Four astronauts who flew farther from Earth than any human in history splash down Friday off San Diego.
NASA's press releases dominate coverage; the NYT's crater naming story is the most-shared MSM piece.
X has turned the Carroll crater naming into the emotional centerpiece of the mission, eclipsing the science.
TOKYO — Somewhere between the Earth and the Moon, traveling at a velocity that will reach 25,000 miles per hour during re-entry, four human beings are preparing to come home.
Commander Reid Wiseman, Pilot Victor Glover, Mission Specialist Christina Koch, and Canadian Space Agency astronaut Jeremy Hansen launched aboard the Orion spacecraft on April 1 from Kennedy Space Center. [1] On Sunday, they flew past the far side of the Moon, becoming the first humans to see large portions of the lunar far side with their own eyes. They eclipsed the distance record set by Apollo 13 in 1970, traveling farther from Earth than any human in history. [2]

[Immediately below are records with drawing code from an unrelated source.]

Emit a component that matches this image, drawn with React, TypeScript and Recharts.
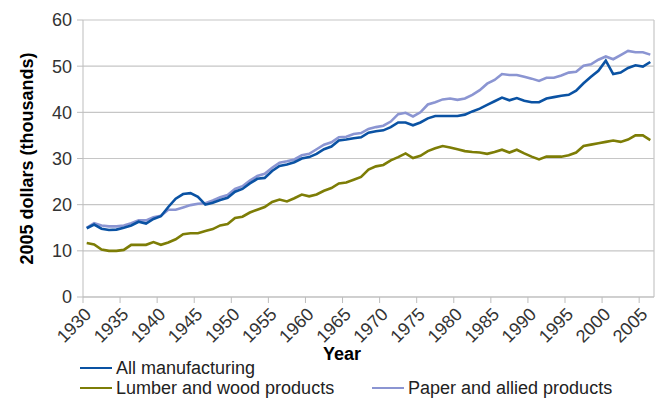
import React from "react";
import { LineChart, Line, XAxis, YAxis, CartesianGrid, ReferenceLine } from "recharts";

const years = [
  1930, 1931, 1932, 1933, 1934, 1935, 1936, 1937, 1938, 1939,
  1940, 1941, 1942, 1943, 1944, 1945, 1946, 1947, 1948, 1949,
  1950, 1951, 1952, 1953, 1954, 1955, 1956, 1957, 1958, 1959,
  1960, 1961, 1962, 1963, 1964, 1965, 1966, 1967, 1968, 1969,
  1970, 1971, 1972, 1973, 1974, 1975, 1976, 1977, 1978, 1979,
  1980, 1981, 1982, 1983, 1984, 1985, 1986, 1987, 1988, 1989,
  1990, 1991, 1992, 1993, 1994, 1995, 1996, 1997, 1998, 1999,
  2000, 2001, 2002, 2003, 2004, 2005, 2006,
];

const allManufacturing = [
  14.9, 15.7, 14.8, 14.5, 14.6, 15.0, 15.5, 16.3, 15.9, 16.9,
  17.5, 19.5, 21.3, 22.3, 22.5, 21.7, 20.0, 20.4, 21.0, 21.5,
  22.8, 23.4, 24.6, 25.6, 25.8, 27.3, 28.4, 28.7, 29.2, 30.0,
  30.3, 31.0, 32.0, 32.6, 33.9, 34.1, 34.4, 34.6, 35.6, 35.9,
  36.1, 36.8, 37.8, 37.8, 37.2, 37.8, 38.7, 39.2, 39.2, 39.2,
  39.2, 39.5, 40.2, 40.8, 41.6, 42.4, 43.2, 42.6, 43.1, 42.5,
  42.2, 42.2, 43.0, 43.3, 43.6, 43.8, 44.7, 46.3, 47.7, 49.0,
  51.2, 48.3, 48.6, 49.6, 50.2, 49.9, 50.9,
];

const lumberWood = [
  11.7, 11.4, 10.3, 10.0, 10.0, 10.2, 11.3, 11.3, 11.3, 11.9,
  11.3, 11.8, 12.5, 13.6, 13.8, 13.8, 14.3, 14.7, 15.5, 15.8,
  17.1, 17.4, 18.3, 18.9, 19.5, 20.6, 21.1, 20.7, 21.4, 22.2,
  21.8, 22.2, 23.0, 23.6, 24.6, 24.8, 25.4, 26.0, 27.6, 28.3,
  28.6, 29.6, 30.3, 31.1, 30.1, 30.6, 31.6, 32.2, 32.7, 32.4,
  32.0, 31.6, 31.4, 31.3, 31.0, 31.4, 31.9, 31.3, 31.9, 31.1,
  30.4, 29.8, 30.4, 30.4, 30.4, 30.7, 31.3, 32.7, 33.0, 33.3,
  33.6, 33.9, 33.6, 34.1, 35.0, 35.0, 34.0,
];

const paperAllied = [
  15.0, 16.0, 15.5, 15.3, 15.3, 15.5, 16.0, 16.6, 16.6, 17.3,
  17.6, 18.9, 18.9, 19.4, 19.9, 20.2, 20.3, 20.9, 21.6, 22.1,
  23.4, 24.0, 25.2, 26.2, 26.7, 28.0, 29.1, 29.4, 29.8, 30.7,
  31.0, 32.0, 33.0, 33.5, 34.6, 34.7, 35.3, 35.5, 36.4, 36.8,
  37.1, 38.0, 39.6, 39.9, 39.1, 40.0, 41.7, 42.2, 42.8, 43.0,
  42.7, 43.0, 43.8, 44.8, 46.2, 47.0, 48.3, 48.1, 48.1, 47.7,
  47.3, 46.8, 47.5, 47.5, 48.0, 48.6, 48.8, 50.1, 50.4, 51.4,
  52.1, 51.5, 52.4, 53.3, 53.0, 53.0, 52.5,
];

const xTicks = [1930, 1935, 1940, 1945, 1950, 1955, 1960, 1965, 1970, 1975, 1980, 1985, 1990, 1995, 2000, 2005];
const yTicks = [0, 10, 20, 30, 40, 50, 60];

const seriesNames = ["All manufacturing", "Lumber and wood products", "Paper and allied products"];
const colors = ["#0a52a3", "#7d7d06", "#8b95d2"];

const data = years.map((y, i) => ({
  x: y + 0.5,
  all: allManufacturing[i],
  lumber: lumberWood[i],
  paper: paperAllied[i],
}));

const FONT = '"Liberation Sans", Arial, Helvetica, sans-serif';

const XTick = (props: any) => {
  const { x, y, payload } = props;
  const ax = x + 5;
  const ay = y + 8;
  return (
    <text
      x={ax}
      y={ay}
      transform={`rotate(-45, ${ax}, ${ay})`}
      textAnchor="end"
      dy="0.35em"
      fontSize={18}
      fontFamily={FONT}
      fill="#333"
    >
      {payload.value}
    </text>
  );
};

const YTitle = (props: any) => {
  const vb = props.viewBox;
  const cx = 27;
  const cy = vb.y + vb.height / 2;
  return (
    <text
      x={cx}
      y={cy}
      transform={`rotate(-90, ${cx}, ${cy})`}
      textAnchor="middle"
      dominantBaseline="central"
      fontSize={18}
      fontWeight="bold"
      fontFamily={FONT}
      fill="#000"
    >
      2005 dollars (thousands)
    </text>
  );
};

const XTitle = () => (
  <text
    x={342}
    y={354}
    textAnchor="middle"
    dominantBaseline="central"
    fontSize={18}
    fontWeight="bold"
    fontFamily={FONT}
    fill="#000"
  >
    Year
  </text>
);

const legendPos = [
  { left: 80, top: 368 },
  { left: 80, top: 388 },
  { left: 372, top: 388 },
];

export default function App() {
  return (
    <div style={{ position: "absolute", left: 0, top: 0, width: 656, height: 399, background: "#fff" }}>
      <LineChart
        width={656}
        height={399}
        data={data}
        margin={{ top: 20, right: 2, left: 0, bottom: 0 }}
      >
        <CartesianGrid vertical={false} stroke="#c6c6c6" strokeWidth={1.2} />
        <XAxis
          dataKey="x"
          type="number"
          domain={[1930, 2007]}
          ticks={xTicks}
          interval={0}
          height={102}
          tickSize={6}
          tickMargin={0}
          stroke="#bdbdbd"
          tick={<XTick />}
          label={<XTitle />}
        />
        <YAxis
          type="number"
          domain={[0, 60]}
          ticks={yTicks}
          interval={0}
          width={83}
          tickSize={6}
          tickMargin={5}
          stroke="#bdbdbd"
          tick={{ fontSize: 18, fontFamily: FONT, fill: "#333" }}
          label={<YTitle />}
        />
        <ReferenceLine x={2007} stroke="#c6c6c6" strokeWidth={1.2} />
        <Line type="linear" dataKey="paper" stroke={colors[2]} strokeWidth={2.6} dot={false} isAnimationActive={false} />
        <Line type="linear" dataKey="lumber" stroke={colors[1]} strokeWidth={2.6} dot={false} isAnimationActive={false} />
        <Line type="linear" dataKey="all" stroke={colors[0]} strokeWidth={2.6} dot={false} isAnimationActive={false} />
      </LineChart>
      {seriesNames.map((name, i) => (
        <div
          key={name}
          style={{
            position: "absolute",
            left: legendPos[i].left,
            top: legendPos[i].top - 11,
            height: 22,
            display: "flex",
            alignItems: "center",
            fontFamily: FONT,
            fontSize: 18,
            color: "#222",
            whiteSpace: "nowrap",
          }}
        >
          <span style={{ display: "inline-block", width: 32, height: 2.6, background: colors[i], marginRight: 4 }} />
          {name}
        </div>
      ))}
    </div>
  );
}
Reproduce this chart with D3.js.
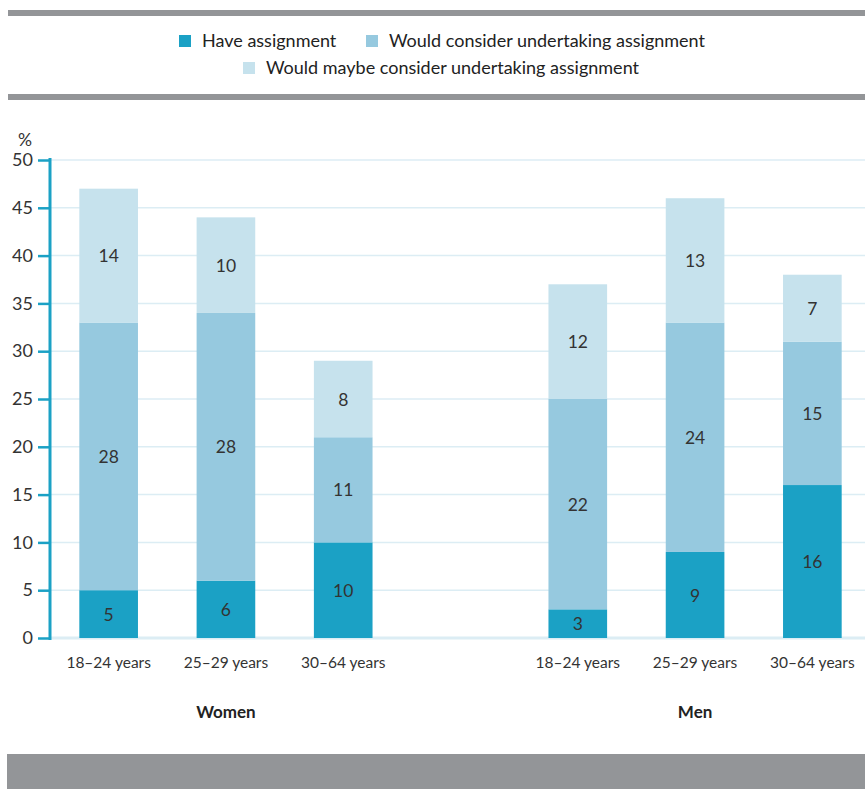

Now they are falling back to us. Splashdown is scheduled for approximately 8:07 p.m. EDT on Friday, April 10, in the Pacific Ocean off the coast of San Diego. [3] NASA is monitoring a Pacific storm system that could affect recovery operations, though current forecasts show favorable conditions at the landing site. [4]
The Crater Named Carroll
The mission's most publicly resonant moment came not from engineering but from grief. During the lunar flyby on Sunday, the crew proposed naming a crater on the Moon's far side "Carroll" — after Commander Wiseman's late wife, Carroll Wiseman, who died in 2020. [5]
The dispatch to Mission Control, broadcast live, was tearful. Wiseman's voice broke as he described what his wife would have thought of the view. Koch, floating beside him, placed a hand on his shoulder. The moment, captured on NASA's live feed, has been viewed over 40 million times across platforms. [5]
The New York Times reported that a second crater was proposed for naming after the Orion spacecraft itself, following the tradition of Apollo-era crews naming features they observed during their missions. [5] The International Astronomical Union will review the proposals, though historically such crew-nominated names have been approved.
The Science Behind the Sentiment
The mission's scientific objectives extend beyond symbolism. Artemis II is the crewed test flight for the Space Launch System and Orion combination that will eventually carry astronauts to the lunar surface on Artemis III, currently targeted for 2028. The crew conducted systems checkouts in high Earth orbit, tested Orion's life support during the extended transit, and performed the first crewed skip-entry re-entry maneuver — a technique where the capsule bounces off the upper atmosphere to reduce g-forces before final descent. [1]
The skip-entry is the mission's most critical untested element. Apollo capsules performed direct entries. Orion's skip-entry requires precise navigation at hypersonic speeds, with the capsule dipping into the atmosphere, rising back to space, and then descending for final splashdown. The maneuver has been tested uncrewed during Artemis I in 2022, but never with humans aboard. [1]
Recovery operations will be led by the U.S. Navy's USS John P. Murtha, stationed off San Diego. The crew will spend approximately two hours in the capsule after splashdown before being extracted by Navy divers and helicopter. [3]
For a world consumed by war and ceasefire arithmetic, the Artemis II crew offers a different kind of news: four people went farther than anyone has ever gone, named a crater after someone they loved, and are now coming home. The physics of their return is unforgiving. The parachutes must open. The heat shield must hold. Friday evening, the Pacific Ocean will either welcome them or not. There is no diplomatic ambiguity in splashdown.